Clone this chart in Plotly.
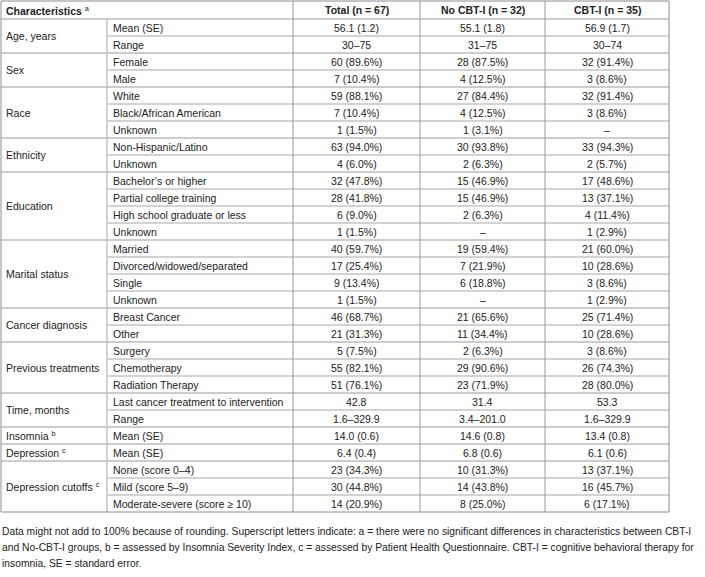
import plotly.graph_objects as go

# ---------------- data ----------------
header = ["Characteristics", "Total (n = 67)", "No CBT-I (n = 32)", "CBT-I (n = 35)"]
header_sup = "a"

groups = ["Age, years", "Sex", "Race", "Ethnicity", "Education", "Marital status",
          "Cancer diagnosis", "Previous treatments", "Time, months", "Insomnia",
          "Depression", "Depression cutoffs"]
group_sup = ["", "", "", "", "", "", "", "", "", "b", "c", "c"]
group_sizes = [2, 2, 3, 2, 4, 4, 2, 3, 2, 1, 1, 3]

subrows = ["Mean (SE)", "Range",
           "Female", "Male",
           "White", "Black/African American", "Unknown",
           "Non-Hispanic/Latino", "Unknown",
           "Bachelor’s or higher", "Partial college training", "High school graduate or less", "Unknown",
           "Married", "Divorced/widowed/separated", "Single", "Unknown",
           "Breast Cancer", "Other",
           "Surgery", "Chemotherapy", "Radiation Therapy",
           "Last cancer treatment to intervention", "Range",
           "Mean (SE)",
           "Mean (SE)",
           "None (score 0–4)", "Mild (score 5–9)", "Moderate-severe (score ≥ 10)"]

total = ["56.1 (1.2)", "30–75",
         "60 (89.6%)", "7 (10.4%)",
         "59 (88.1%)", "7 (10.4%)", "1 (1.5%)",
         "63 (94.0%)", "4 (6.0%)",
         "32 (47.8%)", "28 (41.8%)", "6 (9.0%)", "1 (1.5%)",
         "40 (59.7%)", "17 (25.4%)", "9 (13.4%)", "1 (1.5%)",
         "46 (68.7%)", "21 (31.3%)",
         "5 (7.5%)", "55 (82.1%)", "51 (76.1%)",
         "42.8", "1.6–329.9",
         "14.0 (0.6)",
         "6.4 (0.4)",
         "23 (34.3%)", "30 (44.8%)", "14 (20.9%)"]

no_cbti = ["55.1 (1.8)", "31–75",
           "28 (87.5%)", "4 (12.5%)",
           "27 (84.4%)", "4 (12.5%)", "1 (3.1%)",
           "30 (93.8%)", "2 (6.3%)",
           "15 (46.9%)", "15 (46.9%)", "2 (6.3%)", "–",
           "19 (59.4%)", "7 (21.9%)", "6 (18.8%)", "–",
           "21 (65.6%)", "11 (34.4%)",
           "2 (6.3%)", "29 (90.6%)", "23 (71.9%)",
           "31.4", "3.4–201.0",
           "14.6 (0.8)",
           "6.8 (0.6)",
           "10 (31.3%)", "14 (43.8%)", "8 (25.0%)"]

cbti = ["56.9 (1.7)", "30–74",
        "32 (91.4%)", "3 (8.6%)",
        "32 (91.4%)", "3 (8.6%)", "–",
        "33 (94.3%)", "2 (5.7%)",
        "17 (48.6%)", "13 (37.1%)", "4 (11.4%)", "1 (2.9%)",
        "21 (60.0%)", "10 (28.6%)", "3 (8.6%)", "1 (2.9%)",
        "25 (71.4%)", "10 (28.6%)",
        "3 (8.6%)", "26 (74.3%)", "28 (80.0%)",
        "53.3", "1.6–329.9",
        "13.4 (0.8)",
        "6.1 (0.6)",
        "13 (37.1%)", "16 (45.7%)", "6 (17.1%)"]

footnote_lines = [
    "Data might not add to 100% because of rounding. Superscript letters indicate: a = there were no significant differences in characteristics between CBT-I",
    "and No-CBT-I groups, b = assessed by Insomnia Severity Index, c = assessed by Patient Health Questionnaire. CBT-I = cognitive behavioral therapy for",
    "insomnia, SE = standard error.",
]

# ---------------- layout constants ----------------
W, H = 705, 577
col_edges = [1, 107, 293, 420, 545, 669]
top = 1
header_h = 18
row_h = 17
FONT = "Liberation Sans, Arial, sans-serif"
FS = 10.5
FS_NOTE = 10.3
TXT = "#222222"
GROUP_LINE = "#9a9a9a"
SUB_LINE = "#c4c4c4"

n_rows = len(subrows)
body_top = top + header_h
bottom = body_top + n_rows * row_h


def row_y(i):
    return body_top + (i + 0.5) * row_h


fig = go.Figure()
fig.add_trace(go.Scatter(x=[0, W], y=[0, H], mode="markers",
                         marker=dict(opacity=0), hoverinfo="skip", showlegend=False))

shapes = []
annotations = []
font = dict(family=FONT, size=FS, color=TXT)

# header
annotations.append(dict(x=col_edges[0] + 3, y=top + header_h / 2, xanchor="left", yanchor="middle",
                        text="<b>%s</b> <sup>%s</sup>" % (header[0], header_sup), showarrow=False,
                        font=font))
for k in range(1, 4):
    cx = (col_edges[k + 1] + col_edges[k + 2]) / 2
    annotations.append(dict(x=cx, y=top + header_h / 2, xanchor="center", yanchor="middle",
                            text="<b>%s</b>" % header[k], showarrow=False, font=font))

# body
start = 0
group_starts = []
for g, size in enumerate(group_sizes):
    group_starts.append(start)
    gy = body_top + (start + size / 2) * row_h
    label = groups[g] + (" <sup>%s</sup>" % group_sup[g] if group_sup[g] else "")
    annotations.append(dict(x=col_edges[0] + 3, y=gy, xanchor="left", yanchor="middle",
                            text=label, showarrow=False, font=font))
    start += size

for i in range(n_rows):
    y = row_y(i)
    annotations.append(dict(x=col_edges[1] + 4, y=y, xanchor="left", yanchor="middle",
                            text=subrows[i], showarrow=False, font=font))
    for k, col in enumerate([total, no_cbti, cbti]):
        cx = (col_edges[k + 2] + col_edges[k + 3]) / 2
        annotations.append(dict(x=cx, y=y, xanchor="center", yanchor="middle",
                                text=col[i], showarrow=False, font=font))

# horizontal lines
for i in range(1, n_rows):
    y = body_top + i * row_h
    if i in group_starts:
        shapes.append(dict(type="line", x0=col_edges[0], x1=col_edges[-1], y0=y, y1=y,
                           line=dict(color=GROUP_LINE, width=1)))
    else:
        shapes.append(dict(type="line", x0=col_edges[1], x1=col_edges[-1], y0=y, y1=y,
                           line=dict(color=SUB_LINE, width=1.5)))
shapes.append(dict(type="line", x0=col_edges[0], x1=col_edges[-1], y0=body_top, y1=body_top,
                   line=dict(color=GROUP_LINE, width=1)))

# vertical lines
shapes.append(dict(type="line", x0=col_edges[1], x1=col_edges[1], y0=body_top, y1=bottom,
                   line=dict(color=SUB_LINE, width=1.5)))
for k in range(2, 5):
    shapes.append(dict(type="line", x0=col_edges[k], x1=col_edges[k], y0=top, y1=bottom,
                       line=dict(color=GROUP_LINE, width=1)))

# outer border
shapes.append(dict(type="rect", x0=col_edges[0], x1=col_edges[-1], y0=top, y1=bottom,
                   line=dict(color="#8c8c8c", width=1)))

# footnote
for j, line in enumerate(footnote_lines):
    annotations.append(dict(x=col_edges[0] - 1, y=bottom + 19 + j * 16, xanchor="left", yanchor="middle",
                            text=line, showarrow=False, align="left",
                            font=dict(family=FONT, size=FS_NOTE, color=TXT)))

fig.update_layout(
    width=W, height=H,
    margin=dict(l=0, r=0, t=0, b=0),
    paper_bgcolor="white", plot_bgcolor="white",
    xaxis=dict(range=[0, W], visible=False, fixedrange=True),
    yaxis=dict(range=[H, 0], visible=False, fixedrange=True),
    shapes=shapes, annotations=annotations,
)

fig.write_html("out.html", config={"displayModeBar": False},
               post_script="document.body.style.margin='0';document.body.style.overflow='hidden';")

● **EXERCISE BRIEF**
Your task is to reproduce exactly the lines from the start of the data above through the line containing "3, 2, 1, 1, 3]", leaving every picture out.

● **CORRECT RESULT**
Clone this chart in Plotly.
import plotly.graph_objects as go

# ---------------- data ----------------
header = ["Characteristics", "Total (n = 67)", "No CBT-I (n = 32)", "CBT-I (n = 35)"]
header_sup = "a"

groups = ["Age, years", "Sex", "Race", "Ethnicity", "Education", "Marital status",
          "Cancer diagnosis", "Previous treatments", "Time, months", "Insomnia",
          "Depression", "Depression cutoffs"]
group_sup = ["", "", "", "", "", "", "", "", "", "b", "c", "c"]
group_sizes = [2, 2, 3, 2, 4, 4, 2, 3, 2, 1, 1, 3]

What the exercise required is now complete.